Adequately Funding our Nation’s Ports and Harbors

The budget request this year also fails to adequately fund our nation's harbors, such as Mobile Harbor in Alabama; Savannah Harbor in Georgia; and Long Beach Harbor in California, and many others across the country. 

Four years ago, Congress took a look at the need to provide more funding for our nation’s ports and harbors to ensure we can compete with other harbors around the world. 

We realized that the government was spending only a fraction of the taxes each year that were collected in the Harbor Maintenance Trust Fund for our ports and harbors, resulting in billions of dollars of unspent funds just sitting in a bank account that got bigger and bigger each year.  

In fact, unlike the Inland Waterways Trust Fund – which has virtually no balance in the trust fund – the Harbor Maintenance Trust Fund had an unspent balance of about $8.3 billion in 2014, and is about $9 billion today. 

To provide more funding for our ports and harbors, Congress enacted spending targets for the Harbor Maintenance Trust Fund in the Water Resources Reform and Development Act of 2014.

We have met these targets for the last three years in the Energy and Water appropriations bill. 

The target for FY2018 is about $1.34 billion. However, the administration’s budget only proposes to spend $965 million, a shortfall of $375 million.

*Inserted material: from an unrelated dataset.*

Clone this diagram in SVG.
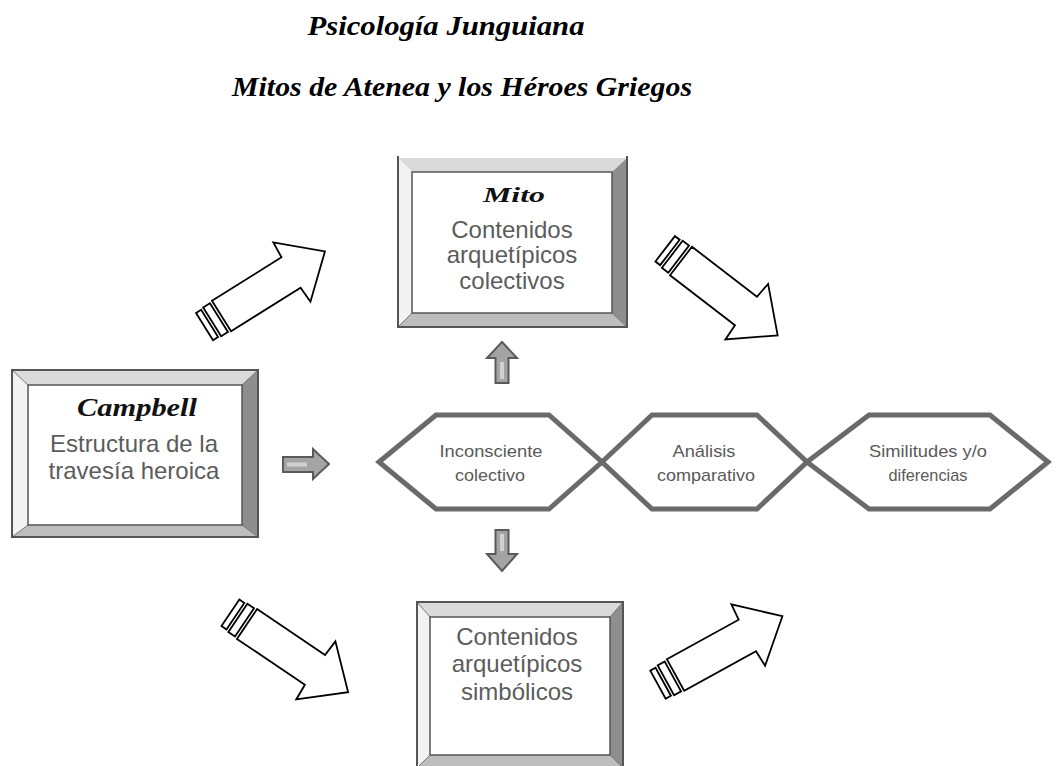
<svg xmlns="http://www.w3.org/2000/svg" width="1056" height="766" viewBox="0 0 1056 766">
<defs>
<style>
.title{font-family:"Liberation Serif",serif;font-weight:bold;font-style:italic;font-size:27px;fill:#000}
.script{font-family:"Liberation Serif",serif;font-weight:bold;font-style:italic;fill:#111}
.bt{font-family:"Liberation Sans",Arial,sans-serif;font-size:24px;fill:#5c5c5c;text-anchor:middle}
.ht{font-family:"Liberation Sans",Arial,sans-serif;font-size:17px;fill:#5a5a5a;text-anchor:middle}
.top{fill:#dadada}.left{fill:#f2f2f2}.right{fill:#8e8e8e}.bottom{fill:#bdbdbd}
.edge{fill:none;stroke:#555;stroke-width:2}
.diag{stroke:#777;stroke-width:1}
.inner{fill:#fff;stroke:#555;stroke-width:1.5}
.hex{fill:#fff;stroke:#6a6a6a;stroke-width:5;stroke-linejoin:miter}
.big{fill:#fff;stroke:#000;stroke-width:1.8;stroke-linejoin:miter}
.small{fill:#a4a4a4;stroke:#5a5a5a;stroke-width:2}
.sl{fill:#d0d0d0}
</style>
<g id="bigArrow">
<path class="big" d="M0,-18 L82,-18 L83,-35 L122,0 L83,35 L82,18 L0,18 Z"/>
<rect class="big" x="-11" y="-17" width="8" height="34"/>
<rect class="big" x="-20" y="-16" width="6" height="32"/>
</g>
</defs>
<rect width="1056" height="766" fill="#fff"/>

<g id="titles">
<text class="title" x="446" y="35" text-anchor="middle" textLength="277" lengthAdjust="spacingAndGlyphs">Psicología Junguiana</text>
<text class="title" x="462" y="96" text-anchor="middle" textLength="460" lengthAdjust="spacingAndGlyphs">Mitos de Atenea y los Héroes Griegos</text>
</g>

<g id="connectors">
<use href="#bigArrow" transform="translate(221.5,316) rotate(-32)"/>
<use href="#bigArrow" transform="translate(681,261) rotate(37.6)"/>
<use href="#bigArrow" transform="translate(247,624) rotate(34)"/>
<use href="#bigArrow" transform="translate(675.5,675) rotate(-28.8)"/>
<g id="arrowUp"><path class="small" d="M502,342 L517,358 L508.5,358 L508.5,383 L495.5,383 L495.5,358 L487,358 Z"/><rect class="sl" x="500" y="362" width="4" height="17"/></g>
<g id="arrowDown"><path class="small" d="M495.5,530 L508.5,530 L508.5,554 L517,554 L502,571 L487,554 L495.5,554 Z"/><rect class="sl" x="500" y="534" width="4" height="17"/></g>
<g id="arrowRight"><path class="small" d="M283,457 L313,457 L313,449 L329,464 L313,479 L313,472 L283,472 Z"/><rect class="sl" x="287" y="462.5" width="20" height="4"/></g>
</g>

<g id="mito">
<polygon class="top" points="398,158 627,158 612,172 412,172"/>
<polygon class="left" points="398,158 412,172 412,313 398,327"/>
<polygon class="right" points="627,158 627,327 612,313 612,172"/>
<polygon class="bottom" points="398,327 627,327 612,313 412,313"/>
<line class="diag" x1="398" y1="327" x2="412" y2="313"/><line class="diag" x1="627" y1="327" x2="612" y2="313"/>
<rect class="inner" x="412" y="172" width="200" height="141"/>
<polyline class="edge" points="398,156 398,327 627,327 627,156"/>
<text class="script" x="514" y="202" font-size="21" text-anchor="middle" textLength="62" lengthAdjust="spacingAndGlyphs">Mito</text>
<text class="bt" x="512" y="238" font-size="23">Contenidos</text>
<text class="bt" x="512" y="263" font-size="23">arquetípicos</text>
<text class="bt" x="512" y="289" font-size="23">colectivos</text>
</g>

<g id="campbell">
<polygon class="top" points="12,370 258,370 242,385 28,385"/>
<polygon class="left" points="12,370 28,385 28,525 12,537"/>
<polygon class="right" points="258,370 258,537 242,525 242,385"/>
<polygon class="bottom" points="12,537 258,537 242,525 28,525"/>
<line class="diag" x1="12" y1="370" x2="28" y2="385"/><line class="diag" x1="258" y1="370" x2="242" y2="385"/>
<line class="diag" x1="12" y1="537" x2="28" y2="525"/><line class="diag" x1="258" y1="537" x2="242" y2="525"/>
<rect class="inner" x="28" y="385" width="214" height="140"/>
<rect class="edge" x="12" y="370" width="246" height="167" stroke-width="2.5"/>
<text class="script" x="137" y="416" font-size="25" text-anchor="middle" textLength="120" lengthAdjust="spacingAndGlyphs">Campbell</text>
<text class="bt" x="134" y="452">Estructura de la</text>
<text class="bt" x="134" y="479">travesía heroica</text>
</g>

<g id="simbolicos">
<polygon class="top" points="417,602 623,602 610,617 430,617"/>
<polygon class="left" points="417,602 430,617 430,755 417,768"/>
<polygon class="right" points="623,602 623,768 610,755 610,617"/>
<polygon class="bottom" points="417,768 623,768 610,755 430,755"/>
<line class="diag" x1="417" y1="602" x2="430" y2="617"/><line class="diag" x1="623" y1="602" x2="610" y2="617"/>
<line class="diag" x1="417" y1="768" x2="430" y2="755"/><line class="diag" x1="623" y1="768" x2="610" y2="755"/>
<rect class="inner" x="430" y="617" width="180" height="138"/>
<rect class="edge" x="417" y="602" width="206" height="166"/>
<text class="bt" x="517" y="645" font-size="23">Contenidos</text>
<text class="bt" x="517" y="672" font-size="23">arquetípicos</text>
<text class="bt" x="517" y="700" font-size="23">simbólicos</text>
</g>

<g id="hex1">
<polygon class="hex" points="379,462 436,415 549,415 602,462 549,509 436,509"/>
<text class="ht" x="491" y="457" textLength="103" lengthAdjust="spacingAndGlyphs">Inconsciente</text>
<text class="ht" x="490" y="481" textLength="70" lengthAdjust="spacingAndGlyphs">colectivo</text>
</g>
<g id="hex2">
<polygon class="hex" points="602,462 652,415 757,415 807,462 757,509 652,509"/>
<text class="ht" x="704" y="457" textLength="63" lengthAdjust="spacingAndGlyphs">Análisis</text>
<text class="ht" x="706" y="481" textLength="98" lengthAdjust="spacingAndGlyphs">comparativo</text>
</g>
<g id="hex3">
<polygon class="hex" points="807,462 869,415 990,415 1048,462 990,509 869,509"/>
<text class="ht" x="928" y="457" textLength="118" lengthAdjust="spacingAndGlyphs">Similitudes y/o</text>
<text class="ht" x="928" y="481" textLength="79" lengthAdjust="spacingAndGlyphs">diferencias</text>
</g>
</svg>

So I will ask the witnesses how they plan to sufficiently fund our ports and harbors without requesting adequate resources to do it. 

I'd also like to recognize Alan Mikkelsen, acting commissioner from the Bureau of Reclamation.

The Bureau of Reclamation delivers water to one of every five farmers in the West, irrigating more than 10 million acres of some of the most productive agricultural land in the country.

Although Reclamation doesn't manage water resources in Tennessee, I know of its deep importance to Senator Feinstein and other Senators on this subcommittee, and we look forward to hearing your testimony.